What will it take for the Chinese government to view human rights lawyers and defenders within China not as threats, but rather as well-intentioned citizens who want to help their nation? This question, posed by U.S. Congressman Robert Pittenger (R-NC), lay at the heart of a recent congressional hearing on human rights defenders in China.
Beijing has consistently justified human rights abuses in the pursuit of “social stability,” argued Dr. Sophie Richardson of Human Rights Watch. She highlighted the role of “civil society groups and advocates,” who “continue to slowly expand their work despite their precarious status,” as well as the “informal but resilient network of activists,” which “monitors and documents human rights cases as a loose national ‘weiquan’ (rights defense) movement. These activists endure police monitoring, detention, arrest, enforced disappearance, and torture.”
International observers are concerned that the regime increasingly targets dissidents—particularly ethno-religious minorities—by accusing them of supporting the “three evil forces” of terrorism, separatism, and extremism, and then arresting them on charges of endangering state security. In a country that lacks transparency and an independent judiciary, how can we be confident that justice is actually served?
One recent victim of this approach is a professor at Beijing’s Minzu University. Uyghur economist Ilham Tohti is known for his moderate, pragmatic writings on various aspects of Uyghur society. He founded the website “Uyghurs Online” in 2005, envisioning it as a platform for cultural and social exchange between the Han and Uyghur peoples. According to Ilham Tohti, we “should not fear disputes and disagreements, but rather the silence and suspicion that exist within hatred.” He was formally arrested on February 20, charged with separatism, and denied access to his attorney. Tohti’s daughter, Jewher Ilham, who was a witness at the hearing, described her father’s “sole ‘crime’… [as] simply advocating human rights and equitable treatment for the Uyghur people.” Yet, he has little chance in a Chinese court—less than 1%, according to official figures—-of proving his innocence if he is brought to trial.

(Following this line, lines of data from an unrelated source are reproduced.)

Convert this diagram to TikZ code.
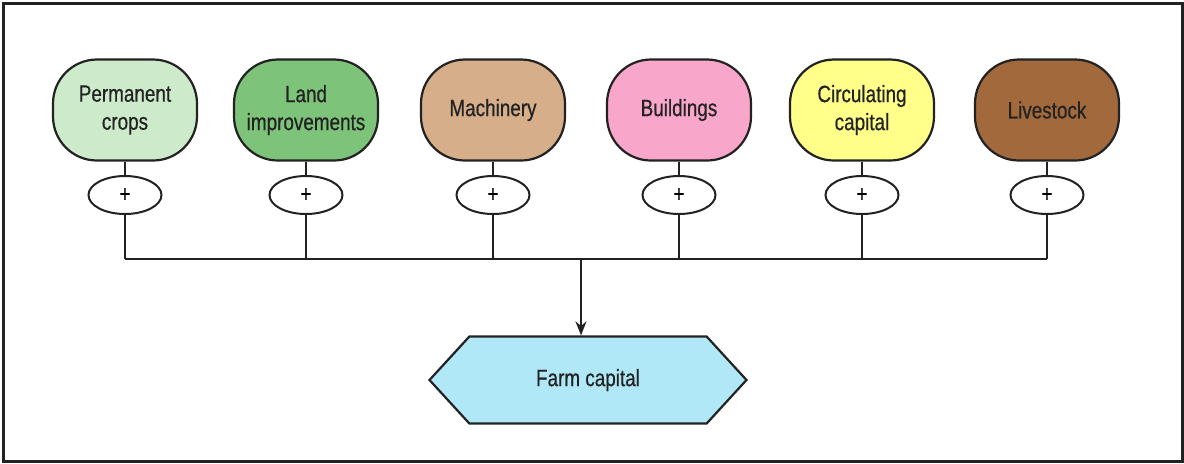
\documentclass[tikz,border=0pt]{standalone}
\usepackage{fontspec}
\setmainfont[FakeStretch=0.8, FakeBold=0.5]{Liberation Sans}
\usetikzlibrary{arrows.meta,shapes.geometric,shapes.symbols}
\definecolor{cropsfill}{HTML}{CDEBCB}
\definecolor{landfill}{HTML}{7DC47A}
\definecolor{machfill}{HTML}{D6AE8A}
\definecolor{buildfill}{HTML}{F9A6CB}
\definecolor{circfill}{HTML}{FFFF8A}
\definecolor{livefill}{HTML}{A26A3C}
\definecolor{farmfill}{HTML}{B0E8F8}
\definecolor{inkgrey}{HTML}{222222}
\tikzset{
  source/.style={draw=inkgrey, line width=1.1pt, rectangle, rounded corners=22pt,
    minimum width=72pt, minimum height=50.5pt, align=center,
    font=\fontsize{11.8}{14}\selectfont, text=inkgrey},
  plus/.style={draw=inkgrey, line width=1pt, ellipse, minimum width=36.5pt,
    minimum height=19pt, inner sep=0pt, font=\fontsize{12}{12}\selectfont},
  total/.style={draw=inkgrey, line width=1.1pt, signal, signal to=west and east,
    signal pointer angle=95, minimum width=158.5pt, minimum height=43.5pt,
    font=\fontsize{11.8}{14}\selectfont, text=inkgrey},
  link/.style={draw=inkgrey, line width=1.1pt},
}
\begin{document}
\begin{tikzpicture}[x=0.5pt, y=-0.5pt]
\useasboundingbox (0,0) rectangle (1184,463);
\draw[line width=1.5pt, draw=inkgrey] (3,3) rectangle (1182,461);

\node[source, fill=cropsfill] (crops) at (125,110) {Permanent\\crops};
\node[source, fill=landfill] (land) at (306,110) {Land\\improvements};
\node[source, fill=machfill] (mach) at (493,110) {Machinery};
\node[source, fill=buildfill] (build) at (679,110) {Buildings};
\node[source, fill=circfill] (circ) at (862,110) {Circulating\\capital};
\node[source, fill=livefill] (live) at (1047,110) {Livestock};

\foreach \s/\p in {crops/pc, land/pl, mach/pm, build/pb, circ/pci, live/pli} {
  \node[plus] (\p) at (\s |- 0,195) {+};
  \draw[link] (\s.south) -- (\p.north);
}

\coordinate (bus) at (581,259);
\node[total, fill=farmfill] (farm) at (588,380) {Farm capital};

\foreach \p in {pc, pl, pm, pb, pci, pli}
  \draw[link] (\p.south) -- (\p.south |- bus);
\draw[link] (pc.south |- bus) -- (pli.south |- bus);
\draw[link, -{Stealth[length=7pt, width=5.5pt]}] (bus) -- (bus |- farm.north);
\end{tikzpicture}
\end{document}
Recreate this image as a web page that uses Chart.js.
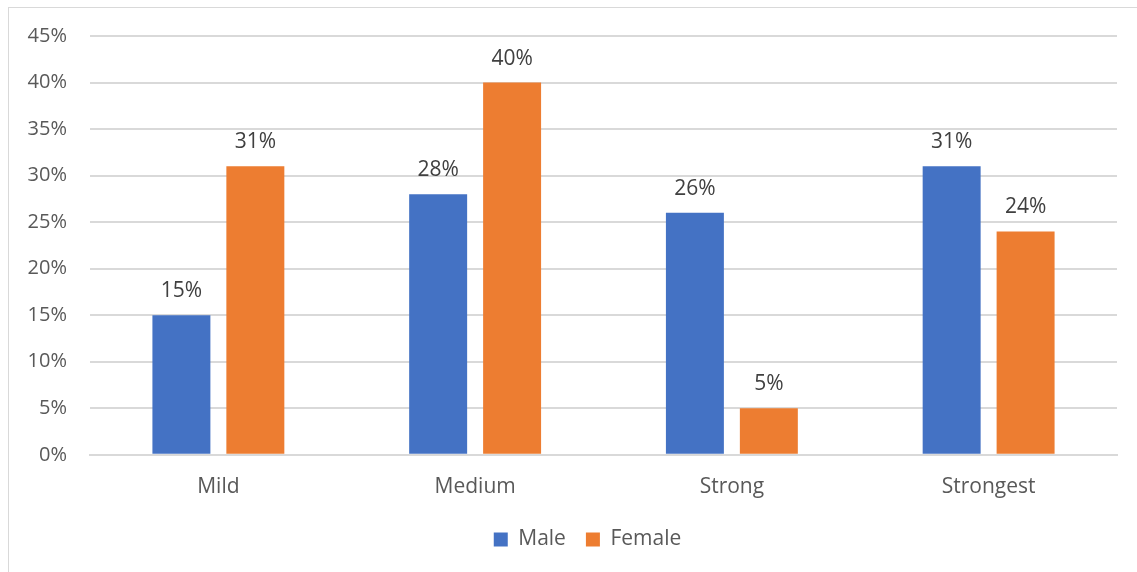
<!DOCTYPE html>
<html>
<head>
<meta charset="utf-8">
<script src="https://cdn.jsdelivr.net/npm/chart.js@4"></script>
<style>
  html, body { margin: 0; padding: 0; background: #fff; }
  #wrap { width: 1137px; height: 572px; }
</style>
</head>
<body>
<div id="wrap"><canvas id="myChart" width="1137" height="572"></canvas></div>
<script>
const categories = ['Mild', 'Medium', 'Strong', 'Strongest'];
const male = [15, 28, 26, 31];
const female = [31, 40, 5, 24];
const yTicks = [0, 5, 10, 15, 20, 25, 30, 35, 40, 45];

const FONT = "'Open Sans', sans-serif";

// valeurs au-dessus des barres
const barLabels = {
    id: 'barLabels',
    afterDatasetsDraw(chart) {
        const ctx = chart.ctx;
        ctx.save();
        ctx.font = '21px ' + FONT;
        ctx.fillStyle = '#404040';
        ctx.textAlign = 'center';
        ctx.textBaseline = 'alphabetic';
        chart.data.datasets.forEach((ds, i) => {
            chart.getDatasetMeta(i).data.forEach((bar, j) => {
                ctx.fillText(ds.data[j] + '%', bar.x, bar.y - 18);
            });
        });
        ctx.restore();
    }
};

// cadre gris autour du graphique
const frame = {
    id: 'frame',
    beforeDraw(chart) {
        const ctx = chart.ctx;
        ctx.save();
        ctx.strokeStyle = '#D9D9D9';
        ctx.lineWidth = 1;
        ctx.strokeRect(8.5, 7.5, 1400, 800);
        ctx.restore();
    }
};

// décaler la légende comme dans Excel
const legendShift = {
    id: 'legendShift',
    afterLayout(chart) {
        const lg = chart.legend;
        lg.left += 25; lg.right += 25;
        lg.top -= 3; lg.bottom -= 3;
    }
};

const ctx = document.getElementById('myChart').getContext('2d');
new Chart(ctx, {
    type: 'bar',
    data: {
        labels: categories,
        datasets: [
            {
                label: 'Male',
                data: male,
                backgroundColor: '#4472C4',
                barPercentage: 0.784,
                categoryPercentage: 0.576
            },
            {
                label: 'Female',
                data: female,
                backgroundColor: '#ED7D31',
                barPercentage: 0.784,
                categoryPercentage: 0.576
            }
        ]
    },
    options: {
        responsive: false,
        animation: false,
        layout: {
            padding: { left: 8, right: 20, top: 36, bottom: 9 }
        },
        plugins: {
            legend: {
                position: 'bottom',
                labels: {
                    boxWidth: 14,
                    boxHeight: 14,
                    padding: 20,
                    color: '#595959',
                    font: { family: FONT, size: 21 }
                }
            },
            tooltip: { enabled: false }
        },
        scales: {
            x: {
                grid: { display: false },
                border: { color: '#D9D9D9', width: 2 },
                ticks: {
                    color: '#595959',
                    padding: 12,
                    font: { family: FONT, size: 21 }
                }
            },
            y: {
                min: 0,
                max: 45,
                afterFit(scale) { scale.width = 82; },
                afterBuildTicks(scale) {
                    scale.ticks = yTicks.map(v => ({ value: v }));
                },
                grid: { color: '#D9D9D9', lineWidth: 2, drawTicks: false },
                border: { display: false },
                ticks: {
                    color: '#595959',
                    padding: 23,
                    font: { family: FONT, size: 20 },
                    callback: function(value) {
                        return value + '%';
                    }
                }
            }
        }
    },
    plugins: [frame, legendShift, barLabels]
});
</script>
</body>
</html>
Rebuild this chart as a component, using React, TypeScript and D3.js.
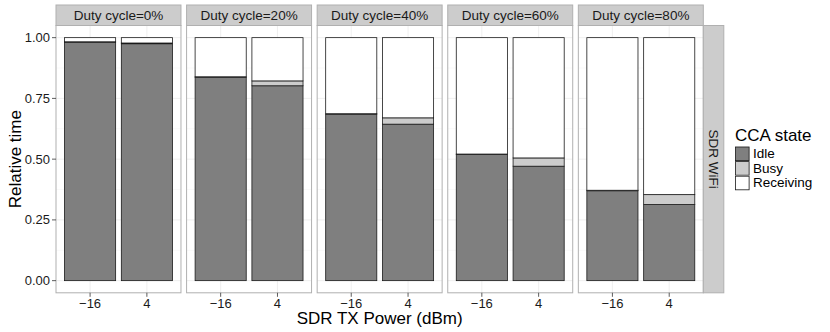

Equally grim are the cases of other prominent human rights defenders. Xu Zhiyong co-founded the New Citizens Movement to create partnerships between ordinary citizens and human rights defenders in the peaceful pursuit of civil and legal rights. He was sentenced to four years in prison on January 26. Lu Xia, wife of Nobel Peace Prize winner Liu Xiaobo, faces deteriorating physical and mental health under house arrest in Beijing. Far more serious is the case of Cao Shunli: she’s dead. The civil society activist pressured Beijing to engage with domestic human rights defenders during China’s UN periodic human rights review process. When she attempted to fly to Geneva on October 22, authorities detained her at the airport and eventually charged her with “picking quarrels to create disturbances.” Her health deteriorated dramatically during her detention. She slipped into a coma, and died shortly after her release on “humanitarian” grounds.
As China gains political and economic clout abroad, it is less tolerant of what it perceives as profoundly unequal exchanges with established powers. At a recent talk in Washington, Dui Hua Foundation founder John Kamm noted that the Chinese government has begun to rebuff prisoner lists during bilateral human rights dialogues. It may also insist in the coming years to work fully within the United Nations framework to address human rights, rather than engage individual nations on the sidelines. Indeed, China takes advantage of “flawed international institutions” to deflect attention from its human rights record and thus subvert the interests of Chinese citizens, argued Dr. Teng Biao, human rights lawyer and co-founder of the New Citizens Movement.
The United States and its democratic partners need to think more creatively about how to best promote and protect human rights as well as achieve the release of political prisoners. U.S. leaders must continue to speak out publicly and privately in meetings with their Chinese counterparts to make our principles and aspirations clear. However, we should also increase the number of academic exchanges and Track II dialogues to constructively engage China at all levels of society. Through measures designed to build trust, enhance transparency, and share best practices, the United States can make it clear to China that we have mutual interests in elevating human rights. For example, legal and judicial exchanges have already provided China with the resources and knowledge it needs to make positive legal reforms to its criminal code.
China acts—and will continue to act—in its own national interests. The U.S. must convince China that a sustained focus on human rights does not constitute diplomatic containment. On the contrary, the United States welcomes a stable, peaceful China that treats its citizens, neighbors, and other nations around the globe with respect and dignity.
In places like the United States, Europe, “and in every corner of the world where the light of freedom shines, while the struggle for human dignity continues,” asserted Dr. Teng, “we [the Chinese people] will not be forgotten.” The United States must work in concert with its global partners—as well as with the leadership in Beijing—to raise the profile of human rights defenders under threat, so that they don’t befall the same fate as Cao Shunli.